Write out, word for word, every line from the first one through the line that holds "const fmt = v => v.toLocaleString('en-US');", and nothing else; skip the pictures.

-- START OF SOURCE DATA --

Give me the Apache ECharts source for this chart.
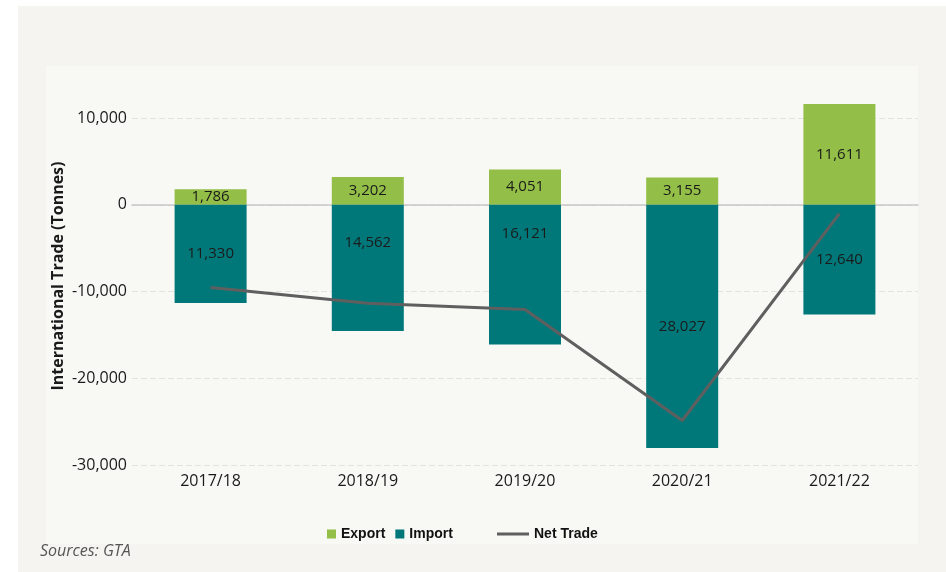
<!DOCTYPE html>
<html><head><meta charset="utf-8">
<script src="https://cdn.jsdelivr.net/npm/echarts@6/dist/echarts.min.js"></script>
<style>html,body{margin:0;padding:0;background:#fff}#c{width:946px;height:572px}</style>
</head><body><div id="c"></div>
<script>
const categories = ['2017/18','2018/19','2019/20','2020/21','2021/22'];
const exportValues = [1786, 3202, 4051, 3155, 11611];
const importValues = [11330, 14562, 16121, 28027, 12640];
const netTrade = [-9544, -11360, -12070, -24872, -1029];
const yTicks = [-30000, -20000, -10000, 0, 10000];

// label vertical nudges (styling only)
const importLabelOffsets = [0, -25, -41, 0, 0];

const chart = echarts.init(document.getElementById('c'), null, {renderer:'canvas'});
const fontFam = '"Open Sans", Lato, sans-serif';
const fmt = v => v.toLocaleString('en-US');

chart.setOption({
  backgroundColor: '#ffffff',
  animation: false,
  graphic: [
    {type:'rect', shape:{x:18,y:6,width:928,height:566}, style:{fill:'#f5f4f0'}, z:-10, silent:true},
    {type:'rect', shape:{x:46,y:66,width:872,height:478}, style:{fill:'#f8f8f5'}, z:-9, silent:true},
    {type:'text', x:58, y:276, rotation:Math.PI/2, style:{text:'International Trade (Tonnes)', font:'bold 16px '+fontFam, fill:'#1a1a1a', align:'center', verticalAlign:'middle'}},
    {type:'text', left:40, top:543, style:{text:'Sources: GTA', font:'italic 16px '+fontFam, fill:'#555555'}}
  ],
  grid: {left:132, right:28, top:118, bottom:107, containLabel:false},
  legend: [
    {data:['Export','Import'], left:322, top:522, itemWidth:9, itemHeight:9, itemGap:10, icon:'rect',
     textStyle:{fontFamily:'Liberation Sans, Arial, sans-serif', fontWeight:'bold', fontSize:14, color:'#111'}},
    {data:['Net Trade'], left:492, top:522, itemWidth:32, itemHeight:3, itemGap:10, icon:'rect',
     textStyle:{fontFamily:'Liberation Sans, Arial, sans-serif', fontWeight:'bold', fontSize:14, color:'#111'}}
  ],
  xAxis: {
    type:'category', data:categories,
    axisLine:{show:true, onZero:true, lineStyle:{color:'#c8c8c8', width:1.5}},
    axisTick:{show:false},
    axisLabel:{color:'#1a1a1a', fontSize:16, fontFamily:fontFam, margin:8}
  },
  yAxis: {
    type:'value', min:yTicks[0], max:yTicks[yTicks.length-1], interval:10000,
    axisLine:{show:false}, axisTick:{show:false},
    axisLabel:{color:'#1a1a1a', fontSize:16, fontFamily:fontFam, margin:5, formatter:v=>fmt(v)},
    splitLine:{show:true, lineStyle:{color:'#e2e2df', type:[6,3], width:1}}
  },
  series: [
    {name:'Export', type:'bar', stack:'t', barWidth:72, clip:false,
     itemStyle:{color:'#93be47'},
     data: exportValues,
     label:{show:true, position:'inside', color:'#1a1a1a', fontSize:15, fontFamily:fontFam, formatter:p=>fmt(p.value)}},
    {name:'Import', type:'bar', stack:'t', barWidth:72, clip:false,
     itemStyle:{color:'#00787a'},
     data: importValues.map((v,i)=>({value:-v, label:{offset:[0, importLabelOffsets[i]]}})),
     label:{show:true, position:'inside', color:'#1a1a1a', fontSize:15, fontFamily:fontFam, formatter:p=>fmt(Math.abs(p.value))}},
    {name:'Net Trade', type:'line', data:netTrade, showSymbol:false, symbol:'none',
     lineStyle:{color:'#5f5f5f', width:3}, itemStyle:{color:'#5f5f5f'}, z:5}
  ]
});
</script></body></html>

-- END OF SOURCE DATA --

→ **IN RESPONSE**:
Give me the Apache ECharts source for this chart.
<!DOCTYPE html>
<html><head><meta charset="utf-8">
<script src="https://cdn.jsdelivr.net/npm/echarts@6/dist/echarts.min.js"></script>
<style>html,body{margin:0;padding:0;background:#fff}#c{width:946px;height:572px}</style>
</head><body><div id="c"></div>
<script>
const categories = ['2017/18','2018/19','2019/20','2020/21','2021/22'];
const exportValues = [1786, 3202, 4051, 3155, 11611];
const importValues = [11330, 14562, 16121, 28027, 12640];
const netTrade = [-9544, -11360, -12070, -24872, -1029];
const yTicks = [-30000, -20000, -10000, 0, 10000];

// label vertical nudges (styling only)
const importLabelOffsets = [0, -25, -41, 0, 0];

const chart = echarts.init(document.getElementById('c'), null, {renderer:'canvas'});
const fontFam = '"Open Sans", Lato, sans-serif';
const fmt = v => v.toLocaleString('en-US');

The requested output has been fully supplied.